**AIM**
Select the lines that contain "diagram" and copy each of them.

**GIVEN RECORDS**
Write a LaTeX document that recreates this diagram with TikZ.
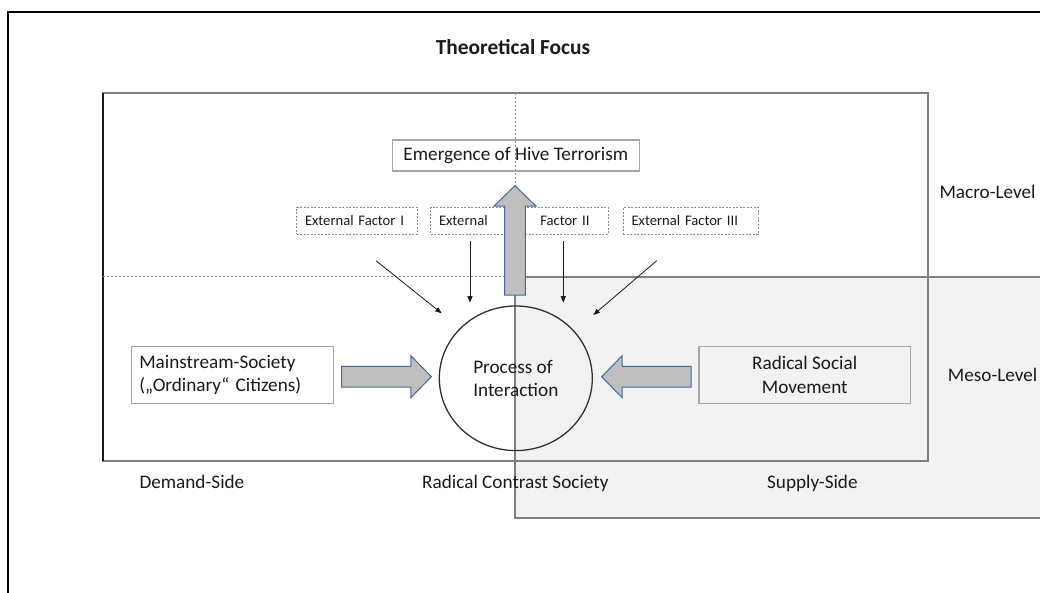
\documentclass[tikz,border=0pt]{standalone}
\usepackage{fontspec}
\setmainfont{Carlito}
\usetikzlibrary{calc,shapes.geometric,arrows.meta}

\definecolor{ink}{HTML}{1A1A1A}
\definecolor{framegray}{HTML}{7F7F7F}
\definecolor{boxgray}{HTML}{A6A6A6}
\definecolor{dashgray}{HTML}{8C8C8C}
\definecolor{shade}{HTML}{F2F2F2}
\definecolor{arrowfill}{HTML}{BFBFBF}
\definecolor{arrowedge}{HTML}{41699F}

\tikzset{
  bigtext/.style={font=\fontsize{19.2}{23.3}\selectfont, text=ink},
  smalltext/.style={font=\fontsize{14.6}{17}\selectfont, text=ink},
  solidbox/.style={draw=boxgray, line width=1.3pt, inner sep=0pt, bigtext},
  factorbox/.style={draw=dashgray, line width=0.9pt, dash pattern=on 2pt off 1.5pt,
    minimum height=26.7pt, inner ysep=0pt, inner xsep=8.3pt, align=left, smalltext},
  influence/.style={draw=ink, line width=0.8pt, -{Triangle[length=6.5pt,width=5pt]}},
  guide/.style={draw=dashgray, line width=0.8pt, dash pattern=on 2pt off 2pt},
  sidelabel/.style={bigtext, inner sep=0pt},
  % broad outlined arrow drawn along a "to" segment
  blockarrow/.style={draw=arrowedge, fill=arrowfill, line width=1pt, line join=miter,
    to path={let \p1=(\tikztostart), \p2=(\tikztotarget),
        \n1={atan2(\y2-\y1,\x2-\x1)}, \n2={veclen(\x2-\x1,\y2-\y1)-20.5}
      in (\p1) ++(\n1+90:10.4pt) -- ++(\n1:\n2) -- ++(\n1+90:10.6pt)
         -- (\p2) -- ($(\p1)+(\n1:\n2)+(\n1-90:21pt)$) -- ++(\n1+90:10.6pt)
         -- ++(\n1+180:\n2) -- cycle}},
}

\begin{document}
\begin{tikzpicture}[x=1pt, y=-1pt]
\useasboundingbox (0,0) rectangle (1040,593);

% supply-side field, running past the right edge
\draw[draw=framegray, fill=shade, line width=1.8pt] (515,276.7) rectangle (1070,518.3);
% macro-level frame (left edge set darker)
\draw[draw=framegray, line width=2pt] (103,93.3) rectangle (927.7,460.7);
\draw[draw=ink, line width=1.8pt] (103,93.3) -- (103,460.7);
% dashed dividers continuing the field edges
\draw[guide] (515,93.3) -- (515,186);
\draw[guide] (103,276.7) -- (515,276.7);

% heading
\node[font=\fontsize{21.4}{25}\selectfont\bfseries, text=ink, anchor=base] (title) at (513,55) {Theoretical Focus};

% outcome
\node[solidbox, minimum width=247pt, minimum height=31pt] (emerg) at (515.8,155.5) {Emergence of Hive Terrorism};

% external factors
\node[factorbox, text width=104pt] (f1) at (357,220.7) {External Factor I};
\node[factorbox, text width=161pt] (f2) at (519.5,220.7) {External\hspace{52.7pt}Factor II};
\node[factorbox, text width=118.4pt] (f3) at (690.8,220.7) {External Factor III};

% interaction process
\node[ellipse, draw=ink!90, line width=1.3pt, minimum width=153pt, minimum height=144.6pt,
      inner sep=0pt, align=left, bigtext] (proc) at (515.8,378.3) {Process of\\Interaction};

% actors
\node[solidbox, minimum width=202pt, minimum height=56.6pt, text width=186.8pt, inner xsep=7.6pt, align=left]
  (ms) at (232.7,375) {Mainstream-Society\\(„Ordinary“ Citizens)};
\node[solidbox, minimum width=211.3pt, minimum height=56.6pt, align=center]
  (rsm) at (804.7,375) {Radical Social\\Movement};

% level and side labels
\node[sidelabel, anchor=base west] (macro) at (939.3,198.3) {Macro-Level};
\node[sidelabel, anchor=base west] (meso) at (947.7,381.7) {Meso-Level};
\node[sidelabel, anchor=base west] (demand) at (139.3,488) {Demand-Side};
\node[sidelabel, anchor=base] (contrast) at (515.4,488.5) {Radical Contrast Society};
\node[sidelabel, anchor=base] (supply) at (812.4,488) {Supply-Side};

% influence of the external factors
\coordinate (f1s) at (376,260.7);   \coordinate (f1e) at (441.7,313.3);
\coordinate (f2as) at (470,241);    \coordinate (f2ae) at (470,302.7);
\coordinate (f2bs) at (563.3,241);  \coordinate (f2be) at (563.3,302.7);
\coordinate (f3s) at (656.7,260.7); \coordinate (f3e) at (593.3,315);
\draw[influence] (f1s) -- (f1e);
\draw[influence] (f2as) -- (f2ae);
\draw[influence] (f2bs) -- (f2be);
\draw[influence] (f3s) -- (f3e);

% broad arrows
\draw[blockarrow] ($(ms.east|-proc.west)+(7.3,-1.6)$) to ($(proc.west)+(-7.3,-1.6)$);
\draw[blockarrow] ($(rsm.west|-proc.east)+(-7.3,-1.6)$) to ($(proc.east)+(8.7,-1.6)$);
\draw[blockarrow] ($(proc.north)+(-0.8,-10.3)$) to ($(emerg.south)+(-0.8,14)$);

% outer frame
\draw[black, line width=1.5pt] (8,12) rectangle (1070,620);
\end{tikzpicture}
\end{document}
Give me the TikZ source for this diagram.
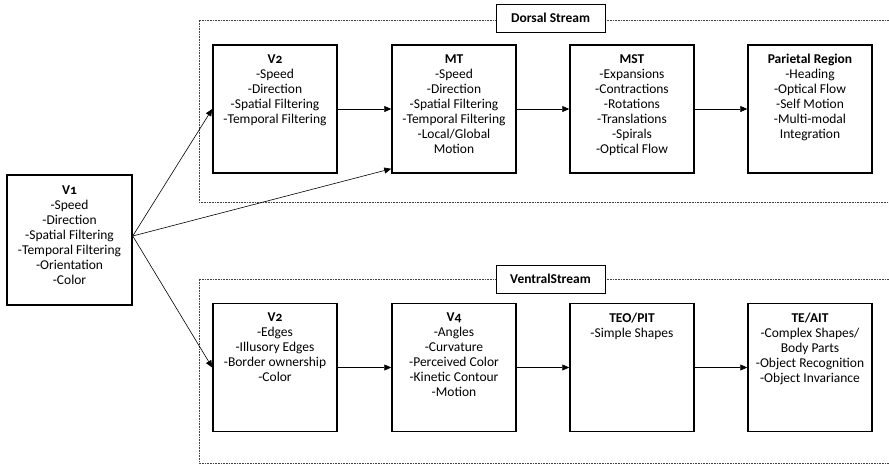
\documentclass[tikz,border=0pt]{standalone}
\usepackage{fontspec}
\setmainfont{Carlito}
\usepackage{tikz}
\usetikzlibrary{arrows.meta}

\begin{document}
\begin{tikzpicture}[x=1pt,y=-1pt,
        area/.style={draw=black, line width=1.5pt, minimum width=124pt, minimum height=128pt, inner sep=0pt},
        info/.style={anchor=north, align=center, inner sep=0pt, font=\fontsize{13.5}{15}\selectfont},
        tag/.style={draw=black, line width=0.8pt, fill=white, minimum width=109pt, minimum height=28pt, inner sep=0pt, font=\fontsize{13.5}{15}\selectfont\bfseries},
        frame/.style={draw=black!75, line width=0.8pt, dash pattern=on 0.8pt off 0.8pt},
        flow/.style={draw=black, line width=0.6pt, -{Triangle[length=7pt,width=6pt]}}]
            \useasboundingbox (0,0) rectangle (889,464);
            % stream frames
            \draw[frame] (889,20) -- (199,20) -- (199,202) -- (889,202);
            \draw[frame] (889,279) -- (199,279) -- (199,463) -- (889,463);
            \node[tag] (dorsal) at (550.5,18) {Dorsal Stream};
            \node[tag] (ventral) at (550.5,279) {VentralStream};
            % V1
            \node[area, minimum width=125pt, minimum height=130pt] (v1) at (69.5,240) {};
            \node[info] (v1txt) at ([yshift=-11pt]v1.north) {{\bfseries\addfontfeature{Numbers=OldStyle}V1}\\-Speed\\-Direction\\-Spatial Filtering\\-Temporal Filtering\\-Orientation\\-Color};
            \coordinate (v1out) at ([yshift=4pt]v1.east);
            % dorsal row
            \node[area] (v2d) at (275,109) {};
            \node[area] (mt) at (454,109) {};
            \node[area] (mst) at (632,109) {};
            \node[area] (par) at (810,109) {};
            \node[info] (v2dtxt) at ([yshift=-10pt]v2d.north) {{\bfseries\addfontfeature{Numbers=OldStyle}V2}\\-Speed\\-Direction\\-Spatial Filtering\\-Temporal Filtering};
            \node[info] (mttxt) at ([yshift=-10pt]mt.north) {\textbf{MT}\\-Speed\\-Direction\\-Spatial Filtering\\-Temporal Filtering\\-Local/Global\\Motion};
            \node[info] (msttxt) at ([yshift=-10pt]mst.north) {\textbf{MST}\\-Expansions\\-Contractions\\-Rotations\\-Translations\\-Spirals\\-Optical Flow};
            \node[info] (partxt) at ([yshift=-10pt]par.north) {\textbf{Parietal Region}\\-Heading\\-Optical Flow\\-Self Motion\\-Multi-modal\\Integration};
            % ventral row
            \node[area] (v2v) at (275,367.5) {};
            \node[area] (v4) at (454,367.5) {};
            \node[area] (teo) at (632,367.5) {};
            \node[area] (te) at (810,367.5) {};
            \node[info] (v2vtxt) at ([yshift=-10pt]v2v.north) {{\bfseries\addfontfeature{Numbers=OldStyle}V2}\\-Edges\\-Illusory Edges\\-Border ownership\\-Color};
            \node[info] (v4txt) at ([yshift=-10pt]v4.north) {{\bfseries\addfontfeature{Numbers=OldStyle}V4}\\-Angles\\-Curvature\\-Perceived Color\\-Kinetic Contour\\-Motion};
            \node[info] (teotxt) at ([yshift=-10pt]teo.north) {\textbf{TEO/PIT}\\-Simple Shapes};
            \node[info] (tetxt) at ([yshift=-10pt]te.north) {\textbf{TE/AIT}\\-Complex Shapes/\\Body Parts\\-Object Recognition\\-Object Invariance};
            % connections
            \draw[flow] (v1out) -- (v2d.west);
            \draw[flow] (v1out) -- ([yshift=5pt]mt.south west);
            \draw[flow] (v1out) -- (v2v.west);
            \draw[flow] (v2d) -- (mt);
            \draw[flow] (mt) -- (mst);
            \draw[flow] (mst) -- (par);
            \draw[flow] (v2v) -- (v4);
            \draw[flow] (v4) -- (teo);
            \draw[flow] (teo) -- (te);
        \end{tikzpicture}
\end{document}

**OUTPUT BELOW**
Write a LaTeX document that recreates this diagram with TikZ.
Give me the TikZ source for this diagram.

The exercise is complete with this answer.